Хотя Хилари и не слышала, что именно говорит Лавренски, но из ответов Джошуа было ясно, что шериф предлагает эксгумировать тело из могилы Фрая и узнать, кого же похоронили в действительности. Джошуа сказал, что прежде следует встретиться с Ритой Янси и доктором Раджем, если же и они ничего толкового не сообщат, тогда будет произведена эксгумация.

Переговорив с шерифом, Джошуа посмотрел на салат, сказал, что латук не первой свежести, рассердился на то, что редис был перегрет или недогрет, тщательно, чуть ли не касаясь носом, осмотрел дымящееся мясо, сказал Хилари, что пора закладывать картофель, быстро нарезал чесноку для приправы и открыл две бутылки вина, сухого красного вина с завода Роберта Мондави, находившегося в долине. Джошуа много суетился, создавая видимость работы. Забавно было на него смотреть, и Хилари, отвернувшись к печи, улыбалась.

Джошуа очень понравился ей. Очень редко она встречала таких людей, которые привлекали к себе с первого взгляда. Его отеческая внешность, напускная грубоватость, его ум, чувство юмора и небрежные манеры — все нравилось Хилари в этом человеке.

Они ужинали в уютной гостиной, стилизованной под старинный английский зал. Одна стена была выложена красным кирпичом. Пол был набран из дубовых досок, потолок поддерживали открытые балки.

Время от времени порывами ветра бросало в стекла крупные капли дождя.

Уже за столом Джошуа сказал:

— Чур, не будем говорить о Бруно Фрае, пока не исчезнет последний кусочек мяса, последний глоток этого чудесного вина и кофе.

— Согласна, — сказала Хилари.

— Я тоже, — ответил Тони. — Мне кажется, мы слишком уж забили себе головы этим Фраем. Есть много предметов, о которых намного приятнее поговорить.

Джошуа кивнул.

— Да. Но на деле они оказываются не менее гнетущими, чем история Фрая.

С полчаса они беседовали о политике, медицине, спорте и не заметили, как вновь заговорили о Бруно Фрае. Уговор был нарушен: его имя прозвучало раньше, чем они перешли к кофе.

Хилари спросила:

— Что же такое с ним сделала Кэтрин, что так запугала его и заставила себя ненавидеть?

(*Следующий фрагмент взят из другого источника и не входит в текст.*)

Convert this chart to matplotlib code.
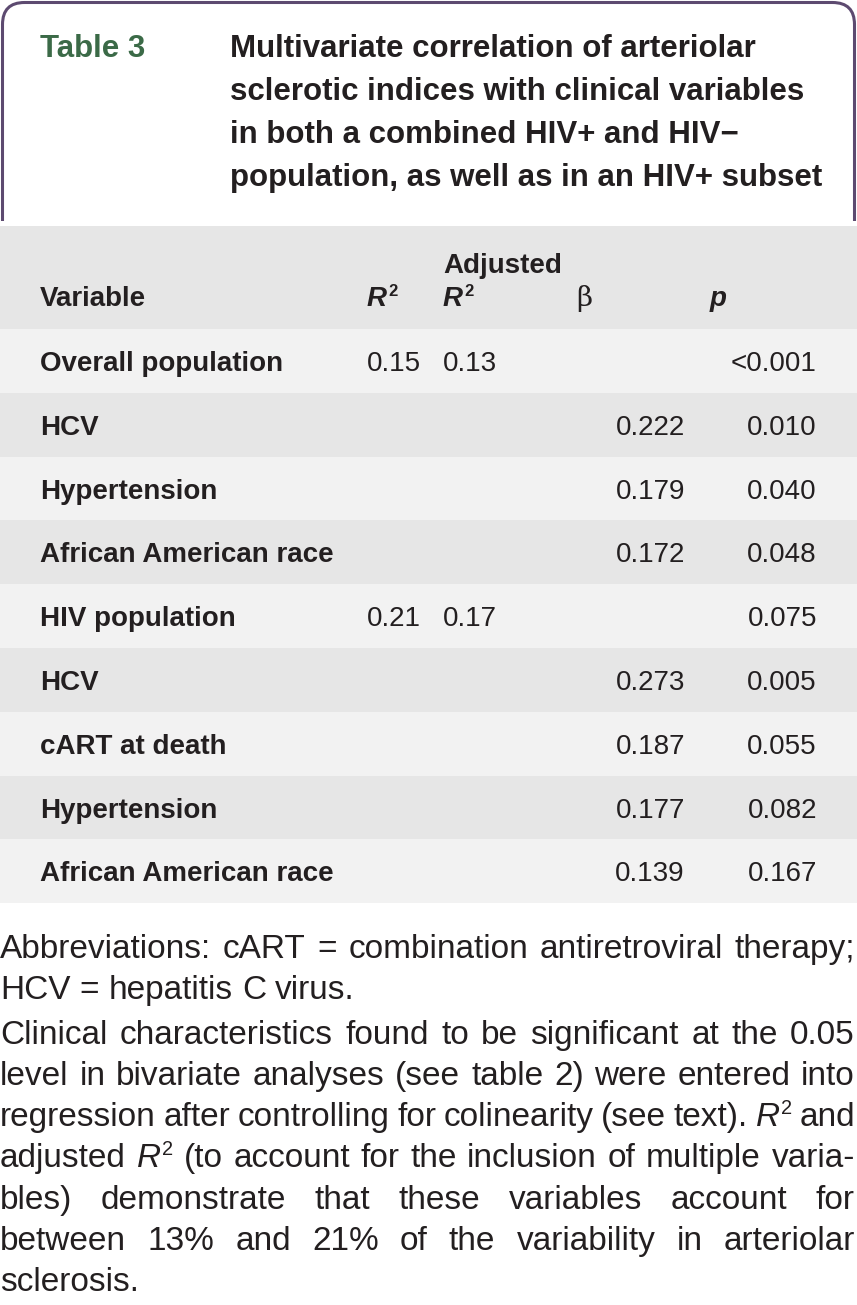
import matplotlib
matplotlib.use("Agg")
import matplotlib.pyplot as plt
from matplotlib.patches import FancyBboxPatch, Rectangle

# table contents
variables = ["Overall population", "HCV", "Hypertension", "African American race",
             "HIV population", "HCV", "cART at death", "Hypertension", "African American race"]
r2 = ["0.15", "", "", "", "0.21", "", "", "", ""]
adj_r2 = ["0.13", "", "", "", "0.17", "", "", "", ""]
beta = ["", "0.222", "0.179", "0.172", "", "0.273", "0.187", "0.177", "0.139"]
pvals = ["<0.001", "0.010", "0.040", "0.048", "0.075", "0.005", "0.055", "0.082", "0.167"]

title_label = "Table 3"
title_lines = ["Multivariate correlation of arteriolar",
               "sclerotic indices with clinical variables",
               "in both a combined HIV+ and HIV\u2212",
               "population, as well as in an HIV+ subset"]

# footnote paragraphs, line by line; R^2 marks italic R with superscript
note_paras = [
    ["Abbreviations: cART = combination antiretroviral therapy;",
     "HCV = hepatitis C virus."],
    ["Clinical characteristics found to be significant at the 0.05",
     "level in bivariate analyses (see table 2) were entered into",
     "regression after controlling for colinearity (see text). R^2 and",
     "adjusted R^2 (to account for the inclusion of multiple varia-",
     "bles) demonstrate that these variables account for",
     "between 13% and 21% of the variability in arteriolar",
     "sclerosis."],
]

FONT = "Liberation Sans"
TXT = "#231f20"
GREEN = "#3b6a47"
PURPLE = "#5d4a70"
LIGHT = "#f2f2f2"
DARK = "#e6e6e6"
FS = 20        # table text
TS = 22.5      # title
NS = 24        # footnote

fig = plt.figure(figsize=(8.57, 13.05), dpi=100)
ax = fig.add_axes([0, 0, 1, 1])
ax.set_xlim(0, 857)
ax.set_ylim(1305, 0)
ax.axis("off")
renderer = fig.canvas.get_renderer()


def put(x, y, s, size=FS, weight="normal", style="normal", color=TXT, ha="left", family=None):
    return ax.text(x, y, s, fontsize=size, fontweight=weight, fontstyle=style, color=color,
                   ha=ha, va="baseline", family=family or FONT)


def wid(t):
    return t.get_window_extent(renderer).width


def put_r2(x, y, size=FS, weight="normal"):
    # italic R with a small raised 2
    t = put(x, y, "R", size=size, weight=weight, style="italic")
    w = wid(t)
    t2 = put(x + w + 1, y - size * 0.5, "2", size=size * 0.6, weight=weight)
    return w + 1 + wid(t2)


# title box: rounded frame open at the bottom
box = FancyBboxPatch((2.5, 2.5), 852, 300, boxstyle="round,pad=0,rounding_size=22",
                     fc="white", ec=PURPLE, lw=2.2)
ax.add_patch(box)
box.set_clip_path(Rectangle((0, 0), 857, 221, transform=ax.transData))

put(40, 57, title_label, size=TS, weight="bold", color=GREEN)
for i, line in enumerate(title_lines):
    put(230, 57 + 43 * i, line, size=TS, weight="bold")

# header band
ax.add_patch(Rectangle((0, 226), 857, 103, fc=DARK, ec="none"))
put(40, 306, "Variable", weight="bold")
put_r2(367, 306, weight="bold")
put(443, 273, "Adjusted", weight="bold")
put_r2(443, 306, weight="bold")
put(576, 306, "\u03b2", family="DejaVu Serif")
put(710, 306, "p", weight="bold", style="italic")

# body rows
top = 329
rh = 63.8
for i, name in enumerate(variables):
    y0 = top + i * rh
    ax.add_patch(Rectangle((0, y0), 857, rh, fc=LIGHT if i % 2 == 0 else DARK, ec="none"))
    base = y0 + 42
    put(40, base, name, weight="bold")
    put(367, base, r2[i])
    put(443, base, adj_r2[i])
    put(685, base, beta[i], ha="right")
    put(817, base, pvals[i], ha="right")


# justified footnote
def word_width(w, size):
    if "R^2" in w:
        pre, post = w.split("R^2")
        tot = 0
        for s in (pre, post):
            if s:
                t = put(0, -100, s, size=size)
                tot += wid(t)
                t.remove()
        t = put(0, -100, "R", size=size, style="italic")
        tot += wid(t) + 1
        t.remove()
        t = put(0, -100, "2", size=size * 0.6)
        tot += wid(t)
        t.remove()
        return tot
    t = put(0, -100, w, size=size)
    v = wid(t)
    t.remove()
    return v


def draw_word(x, y, w, size):
    if "R^2" in w:
        pre, post = w.split("R^2")
        if pre:
            t = put(x, y, pre, size=size)
            x += wid(t)
        x += put_r2(x, y, size=size)
        if post:
            put(x, y, post, size=size)
        return
    put(x, y, w, size=size)


left, right = 0, 855
space = word_width("a b", NS) - word_width("ab", NS)
y = 958
for para in note_paras:
    for j, line in enumerate(para):
        words = line.split(" ")
        widths = [word_width(w, NS) for w in words]
        last = j == len(para) - 1
        if last or len(words) == 1:
            gap = space
        else:
            gap = (right - left - sum(widths)) / (len(words) - 1)
        x = left
        for w, ww in zip(words, widths):
            draw_word(x, y, w, NS)
            x += ww + gap
        y += 41.3
    y += 3

fig.savefig("out.png", dpi=100)
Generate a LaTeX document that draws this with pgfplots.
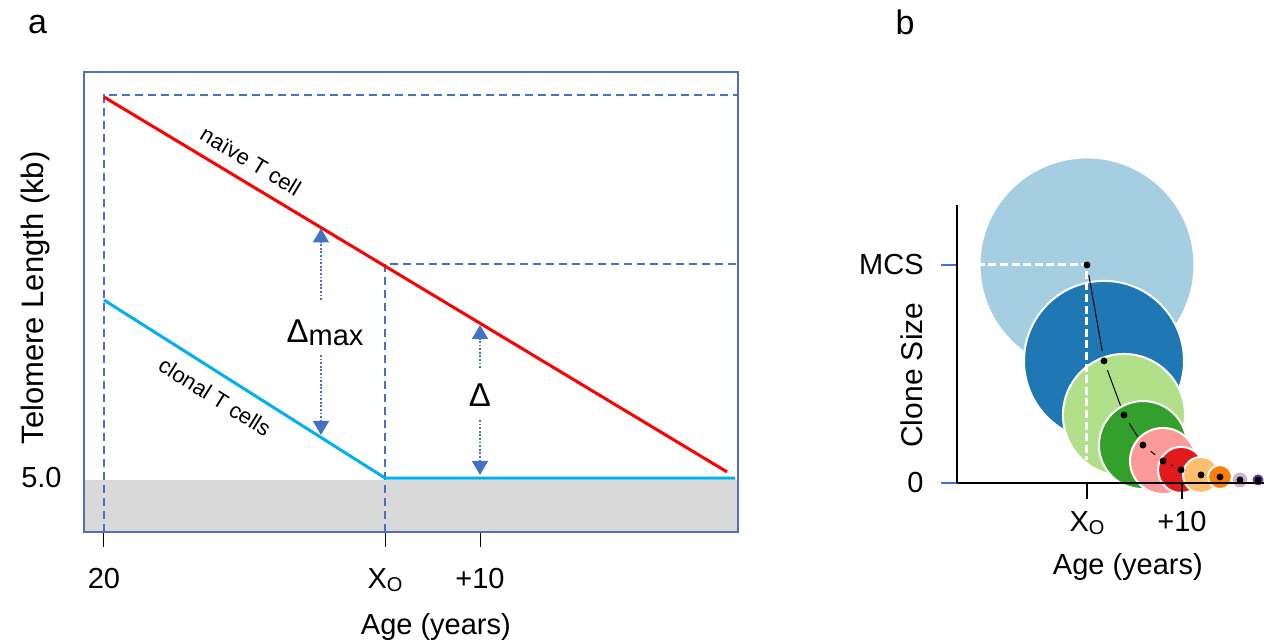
\documentclass[border=0pt]{standalone}
\usepackage{pgfplots}
\pgfplotsset{compat=1.18}
\usepackage{fontspec}
\setmainfont{Liberation Sans}
\usetikzlibrary{arrows.meta}
\definecolor{dblue}{HTML}{4472C4}
\definecolor{framec}{HTML}{4F71B3}
\definecolor{cyanl}{HTML}{00B0F0}
\definecolor{gfill}{HTML}{D9D9D9}
\definecolor{c1}{HTML}{A6CEE3}
\definecolor{c2}{HTML}{1F78B4}
\definecolor{c3}{HTML}{B2DF8A}
\definecolor{c4}{HTML}{33A02C}
\definecolor{c5}{HTML}{FB9A99}
\definecolor{c6}{HTML}{E31A1C}
\definecolor{c7}{HTML}{FDBF6F}
\definecolor{c8}{HTML}{FF7F00}
\definecolor{c9}{HTML}{CAB2D6}
\definecolor{c10}{HTML}{6A3D9A}
\newcommand{\sub}[1]{\raisebox{-1.5pt}{\fontsize{10}{10}\selectfont #1}}
\begin{document}
\begin{tikzpicture}[font=\fontsize{14.5}{17}\selectfont]
\useasboundingbox (0,0) rectangle (632pt,-320pt);
\node at (18.75pt,-12.5pt) {\fontsize{17}{20}\selectfont a};
\node at (452.5pt,-11pt) {\fontsize{17}{20}\selectfont b};
% ---------- panel a ----------
\begin{axis}[
 at={(42pt,-266pt)}, anchor=south west, scale only axis,
 width=327pt, height=230pt,
 xmin=17.895, xmax=86.737, ymin=3.583, ymax=15.656,
 axis on top, axis line style={draw=framec, line width=0.8pt},
 xtick={20,49.58,59.58}, xticklabels={20, X\sub{O}, +10},
 xtick pos=bottom, tick align=outside, major tick length=7.5pt,
 xtick style={black, line width=0.5pt},
 xticklabel style={anchor=north, inner sep=0pt, yshift=-10.5pt},
 ytick={5}, yticklabels={5.0}, ytick pos=left, ytick style={draw=none},
 yticklabel style={anchor=east, inner sep=0pt, xshift=-3.5pt},
 xlabel={Age (years)}, ylabel={\fontsize{15.5}{18}\selectfont Telomere Length (kb)},
 every axis x label/.style={at={(axis description cs:0.538,-0.2065)}, anchor=center},
 every axis y label/.style={at={(axis description cs:-0.074,0.509)}, rotate=90, anchor=center},
]
\addplot[fill=gfill, draw=none] coordinates {(17.895,3.583) (86.737,3.583) (86.737,4.95) (17.895,4.95)} -- cycle;
\addplot[dblue, line width=1pt, dash pattern=on 4pt off 2.5pt] coordinates {(20,3.583) (20,15.05) (86.737,15.05)};
\addplot[dblue, line width=1pt, dash pattern=on 4pt off 2.5pt] coordinates {(49.58,3.583) (49.58,10.62) (86.737,10.62)};
\addplot[red, line width=1.5pt] coordinates {(20,15.0) (85.58,5.16)};
\addplot[cyanl, line width=1.5pt] coordinates {(20,9.67) (49.58,5.0) (86.4,5.0)};
\addplot[dblue, line width=0.9pt, dash pattern=on 0.9pt off 0.9pt, -{Triangle[width=8pt,length=7pt]}] coordinates {(42.84,9.67) (42.84,11.55)};
\addplot[dblue, line width=0.9pt, dash pattern=on 0.9pt off 0.9pt, -{Triangle[width=8pt,length=7pt]}] coordinates {(42.84,8.23) (42.84,6.13)};
\addplot[dblue, line width=0.9pt, dash pattern=on 0.9pt off 0.9pt, -{Triangle[width=8pt,length=7pt]}] coordinates {(59.58,7.887) (59.58,9.016)};
\addplot[dblue, line width=0.9pt, dash pattern=on 0.9pt off 0.9pt, -{Triangle[width=8pt,length=7pt]}] coordinates {(59.58,6.52) (59.58,5.08)};
\node[rotate=-31] at (axis cs:35.47,13.32) {\fontsize{11}{13}\selectfont naïve T cell};
\node[rotate=-32] at (axis cs:31.68,7.126) {\fontsize{11}{13}\selectfont clonal T cells};
\node at (axis cs:43.26,8.806) {{\fontsize{16.5}{18}\selectfont Δ}\raisebox{-1.5pt}{max}};
\node at (axis cs:59.58,7.18) {\fontsize{16.5}{18}\selectfont Δ};
\node[anchor=base west, inner sep=0pt] at (axis description cs:1.0153,0.937) {TL\sub{20}};
\node[anchor=base west, inner sep=0pt] at (axis description cs:1.0153,0.578) {TL\sub{O}};
\node[anchor=base west, inner sep=0pt] at (axis description cs:1.0153,0.111) {TL\sub{B}};
\end{axis}
% ---------- panel b ----------
\begin{axis}[
 at={(478.5pt,-241.5pt)}, anchor=south west, scale only axis,
 width=156.5pt, height=139pt,
 xmin=-13.68, xmax=19.26, ymin=0, ymax=127.5,
 clip=false, clip mode=individual, axis on top, axis lines=left,
 axis line style={-, black, line width=0.6pt},
 xtick={0,10}, xticklabels={X\sub{O}, +10},
 tick align=outside, major tick length=8pt,
 xtick style={black, line width=0.6pt},
 ytick={0,100}, yticklabels={0, MCS},
 ytick style={dblue, line width=0.6pt},
 xticklabel style={anchor=north, inner sep=0pt, yshift=-6pt},
 yticklabel style={anchor=east, inner sep=0pt, xshift=-8.5pt},
 xlabel={Age (years)}, ylabel={\fontsize{15}{18}\selectfont Clone Size},
 every axis x label/.style={at={(axis description cs:0.546,-0.302)}, anchor=center},
 every axis y label/.style={at={(axis description cs:-0.144,0.388)}, rotate=90, anchor=center},
]
\addplot[only marks, mark=*, mark size=53.75pt, mark options={fill=c1, draw=white, line width=1pt}] coordinates {(0,100)};
\addplot[only marks, mark=*, mark size=40pt, mark options={fill=c2, draw=white, line width=1pt}] coordinates {(1.79,56.0)};
\addplot[only marks, mark=*, mark size=30.5pt, mark options={fill=c3, draw=white, line width=1pt}] coordinates {(3.89,31.2)};
\addplot[only marks, mark=*, mark size=22pt, mark options={fill=c4, draw=white, line width=1pt}] coordinates {(5.89,17.4)};
\addplot[only marks, mark=*, mark size=16.5pt, mark options={fill=c5, draw=white, line width=1pt}] coordinates {(8.0,10.1)};
\addplot[only marks, mark=*, mark size=11.5pt, mark options={fill=c6, draw=white, line width=1pt}] coordinates {(9.9,6.0)};
\addplot[only marks, mark=*, mark size=9pt, mark options={fill=c7, draw=white, line width=1pt}] coordinates {(12.0,3.7)};
\addplot[only marks, mark=*, mark size=6pt, mark options={fill=c8, draw=white, line width=1pt}] coordinates {(14.0,2.75)};
\addplot[only marks, mark=*, mark size=4.25pt, mark options={fill=c9, draw=white, line width=1pt}] coordinates {(16.1,1.4)};
\addplot[only marks, mark=*, mark size=3.25pt, mark options={fill=c10, draw=white, line width=1pt}] coordinates {(18.0,1.4)};
\addplot[white, line width=1.5pt, dash pattern=on 4pt off 1.8pt] coordinates {(-11.6,100) (0,100) (0,10.5)};
\addplot[black, line width=0.5pt, shorten <=5pt, shorten >=5pt] coordinates {(0,100) (1.79,56.0)};
\addplot[black, line width=0.5pt, shorten <=5pt, shorten >=5pt] coordinates {(1.79,56.0) (3.89,31.2)};
\addplot[black, line width=0.5pt, shorten <=5pt, shorten >=5pt] coordinates {(3.89,31.2) (5.89,17.4)};
\addplot[black, line width=0.5pt, shorten <=5pt, shorten >=5pt] coordinates {(5.89,17.4) (8.0,10.1)};
\addplot[black, line width=0.5pt, shorten <=4.5pt, shorten >=4.5pt] coordinates {(8.0,10.1) (9.9,6.0)};
\addplot[only marks, mark=*, mark size=1.5pt, black] coordinates {(0,100) (1.79,56.0) (3.89,31.2) (5.89,17.4) (8.0,10.1) (9.9,6.0) (12.0,3.7) (14.0,2.75) (16.1,1.4) (18.0,1.4)};
\end{axis}
\end{tikzpicture}
\end{document}
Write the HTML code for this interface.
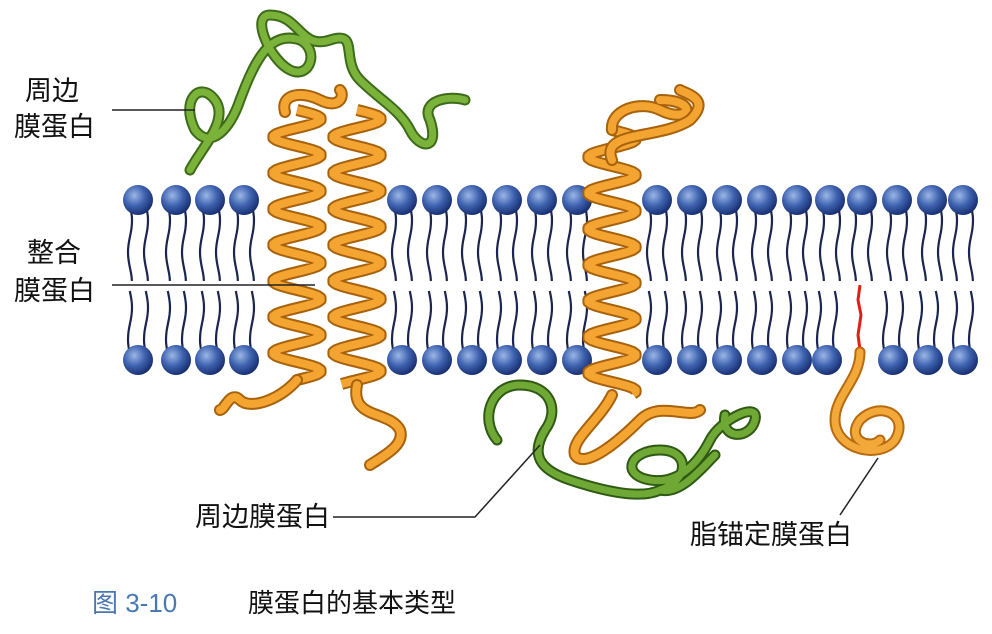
<!DOCTYPE html>
<html><head><meta charset="utf-8"><style>
html,body{margin:0;padding:0;background:#fff}
svg{display:block}
text{font-family:"Liberation Sans","Noto Sans CJK SC",sans-serif}
</style></head><body>
<svg id="fig" width="992" height="634" viewBox="0 0 992 634">
<defs>
<radialGradient id="hg" cx="0.38" cy="0.35" r="0.7">
<stop offset="0" stop-color="#9bb6e6"/><stop offset="0.5" stop-color="#3f63b0"/><stop offset="1" stop-color="#14296a"/>
</radialGradient>
</defs>
<g id="tails"></g>
<g id="heads"></g>
<g id="prot">
<path d="M195 130 C180 100,200 80,215 100 C230 120,200 150,190 170 M195 130 C210 150,230 130,240 100 C255 60,270 30,300 40 C320 50,310 80,290 70 C270 60,250 15,270 15 C300 15,300 50,330 40 C360 30,340 60,360 80 C380 100,400 110,410 130 C420 150,440 150,430 120 C420 100,450 95,465 100" fill="none" stroke="#3d6b1a" stroke-width="11" stroke-linecap="round"/>
<path d="M195 130 C180 100,200 80,215 100 C230 120,200 150,190 170 M195 130 C210 150,230 130,240 100 C255 60,270 30,300 40 C320 50,310 80,290 70 C270 60,250 15,270 15 C300 15,300 50,330 40 C360 30,340 60,360 80 C380 100,400 110,410 130 C420 150,440 150,430 120 C420 100,450 95,465 100" fill="none" stroke="#7ab23a" stroke-width="7" stroke-linecap="round"/>
<path d="M497 440 C480 420,490 385,520 385 C550 385,560 410,545 430 C530 455,540 470,570 480 C600 490,640 500,660 490 C690 480,690 450,660 450 C630 450,620 475,650 480 C680 485,700 460,710 440 C720 420,760 400,755 420 C750 440,720 440,725 415 M660 490 C680 495,700 470,715 455" fill="none" stroke="#2f5a14" stroke-width="11" stroke-linecap="round"/>
<path d="M497 440 C480 420,490 385,520 385 C550 385,560 410,545 430 C530 455,540 470,570 480 C600 490,640 500,660 490 C690 480,690 450,660 450 C630 450,620 475,650 480 C680 485,700 460,710 440 C720 420,760 400,755 420 C750 440,720 440,725 415 M660 490 C680 495,700 470,715 455" fill="none" stroke="#6fa834" stroke-width="7" stroke-linecap="round"/>
<g id="helices"></g>
<path d="M860 285 L858 300 L861 315 L858 335 L860 350" fill="none" stroke="#e02010" stroke-width="3"/>
<path d="M860 352 C860 380,835 395,835 420 C835 450,880 460,895 440 C910 415,880 400,860 420 C845 440,870 450,880 440" fill="none" stroke="#b86a10" stroke-width="11" stroke-linecap="round"/>
<path d="M860 352 C860 380,835 395,835 420 C835 450,880 460,895 440 C910 415,880 400,860 420 C845 440,870 450,880 440" fill="none" stroke="#f3a93a" stroke-width="7" stroke-linecap="round"/>
</g>
<g font-size="27" fill="#111">
<text x="25" y="100">周边</text>
<text x="14" y="136">膜蛋白</text>
<line x1="112" y1="110" x2="195" y2="110" stroke="#222" stroke-width="1.5"/>
<text x="27" y="262">整合</text>
<text x="14" y="300">膜蛋白</text>
<line x1="112" y1="285" x2="315" y2="285" stroke="#222" stroke-width="1.5"/>
<text x="195" y="526">周边膜蛋白</text>
<polyline points="333,517 475,517 540,445" fill="none" stroke="#222" stroke-width="1.5"/>
<text x="690" y="544">脂锚定膜蛋白</text>
<line x1="840" y1="515" x2="878" y2="458" stroke="#222" stroke-width="1.5"/>
<text x="92" y="612" font-size="26" fill="#4a78b0">图 3-10</text>
<text x="248" y="612" font-size="26" fill="#111">膜蛋白的基本类型</text>
</g>
</svg>
<script>
const topHeads=[138,176,210,244,402,437,472,507,542,577,657,692,727,762,797,830,862,897,932,963];
const bottomHeads=[138,176,210,244,402,437,472,507,542,577,657,692,727,762,797,827,893,928,963];
const helixCenters=[297,357,612];
const helixTop=[110,110,130];
const helixBottom=[380,385,395];
const NS="http://www.w3.org/2000/svg";
const tails=document.getElementById('tails'),heads=document.getElementById('heads'),hel=document.getElementById('helices');
function wave(x,y1,y2){let d='M'+x+' '+y1;for(let y=y1;(y1<y2?y<=y2:y>=y2);y+=(y1<y2?4:-4)){d+=' L'+(x+2*Math.sin((y-y1)/10)).toFixed(1)+' '+y;}return d;}
function addTail(x,y1,y2){
const p=document.createElementNS(NS,'path');p.setAttribute('d',wave(x,y1,y2));p.setAttribute('fill','none');p.setAttribute('stroke','#1c2550');p.setAttribute('stroke-width','2.2');


tails.appendChild(p);}
function addHead(x,y){
const c=document.createElementNS(NS,'circle');c.setAttribute('cx',x);c.setAttribute('cy',y);c.setAttribute('r',15);c.setAttribute('fill','url(#hg)');


heads.appendChild(c);}
topHeads.forEach(x=>{addTail(x-8,205,282);addTail(x+8,205,282);addHead(x,200);});
bottomHeads.forEach(x=>{addTail(x-8,355,290);addTail(x+8,355,290);addHead(x,360);});
helixCenters.forEach((cx,i)=>{
let d='';const t0=helixTop[i],t1=helixBottom[i];
for(let y=t0;y<=t1;y+=2){const x=cx+24*Math.sin((y-t0)*2*Math.PI/36);d+=(d?' L':'M')+x.toFixed(1)+' '+y;}
[['#a8620c',12],['#f4a531',8]].forEach(s=>{
const p=document.createElementNS(NS,'path');p.setAttribute('d',d);p.setAttribute('fill','none');p.setAttribute('stroke',s[0]);p.setAttribute('stroke-width',s[1]);p.setAttribute('stroke-linejoin','round');


hel.appendChild(p);});
});
// orange loops of integral proteins
const loops=["M285 112 C280 95,300 90,320 100 C340 110,345 95,340 90","M297 380 C280 400,250 410,240 400 C230 390,225 410,220 410","M357 385 C350 420,390 410,400 430 C405 445,385 455,370 465","M612 130 C610 110,640 100,660 110 C690 125,700 100,660 100","M612 395 C600 420,570 440,575 455 C585 470,620 440,640 420 C660 400,690 420,700 410","M612 160 C600 130,660 140,690 120 C710 100,690 95,680 90"];
loops.forEach(d=>{[['#a8620c',12],['#f4a531',8]].forEach(s=>{
const p=document.createElementNS(NS,'path');p.setAttribute('d',d);p.setAttribute('fill','none');p.setAttribute('stroke',s[0]);p.setAttribute('stroke-width',s[1]);p.setAttribute('stroke-linecap','round');


hel.appendChild(p);});});
</script>
</body></html>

— Об этом я и спрашивал у Лэтама Хаторна, — ответил Джошуа.

— И что он сказал?

— Он не знает. Да и я не могу поверить, чтобы их объединяла подобная злоба друг к другу. Я знал их столько лет и могу утверждать только обратное. Кэтрин обожала его, и Бруно боготворил свою мать. Конечно, все ее считали святой за то, что она взяла ребенка, но теперь, после всего случившегося, неизвестно, что и думать.